Paleontologists study fossils above and below this layer to measure extinction, survival, and recovery.
Key Facts
- The K-Pg extinction occurred about 66 million years ago and eliminated roughly 75% of known species.
- The Chicxulub impact crater is about 180 km in diameter and lies partly under the Yucatán Peninsula and the Gulf of Mexico.
- Impact energy can be estimated with KE = 1/2 mv^2, where m is asteroid mass and v is impact speed.
- The K-Pg boundary layer contains unusually high iridium, an element rare in Earth’s crust but more common in many asteroids.
- Dust, soot, and sulfate aerosols reduced sunlight, lowering photosynthesis and weakening food chains on land and in the oceans.
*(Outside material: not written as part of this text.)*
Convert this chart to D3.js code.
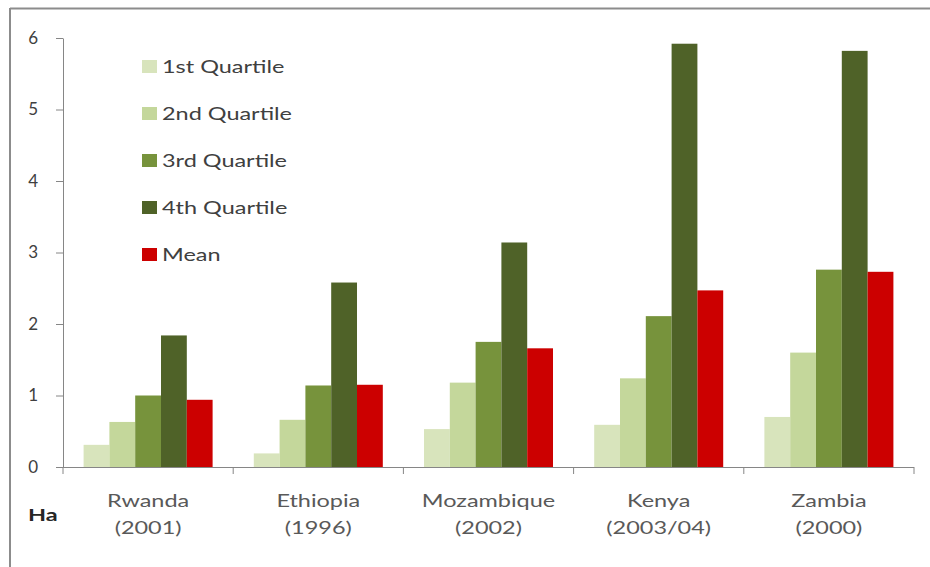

- Birds are surviving theropod dinosaurs, so the extinction ended nonavian dinosaurs but not the entire dinosaur lineage.
Vocabulary
- K-Pg boundary
- The rock layer marking the transition from the Cretaceous Period to the Paleogene Period about 66 million years ago.
- Chicxulub crater
- The large buried impact crater linked to the asteroid strike that helped cause the K-Pg extinction.
- Iridium anomaly
- An unusually high concentration of iridium in the K-Pg boundary layer that supports an extraterrestrial impact origin.
- Ejecta
- Rock, dust, glass droplets, and other material thrown out from an impact crater during a collision.
- Mass extinction
- A rapid global loss of many species across different environments in a relatively short geologic time.
Common Mistakes to Avoid
- Saying all dinosaurs went extinct is wrong because birds are living descendants of theropod dinosaurs.
- Treating the asteroid impact as only a local disaster is wrong because ejecta, aerosols, climate cooling, and food web collapse affected the entire planet.
- Assuming one fossil layer proves the full extinction pattern is wrong because paleontologists compare many sites and fossil groups to see global trends.
- Confusing the K-Pg extinction with the end-Permian extinction is wrong because they happened at different times and involved different causes and affected groups.
Practice Questions
- 1 An asteroid has a mass of 1.0 x 10^15 kg and strikes Earth at 2.0 x 10^4 m/s. Use KE = 1/2 mv^2 to calculate its kinetic energy in joules.
- 2 A sediment core contains the K-Pg boundary at a depth of 48 m. If sediment above it accumulated at an average rate of 0.75 mm per 1,000 years, estimate the time represented by the 48 m of sediment above the boundary.
- 3 Explain why a thin iridium-rich clay layer found on several continents is stronger evidence for a global event than the same layer found at only one fossil site.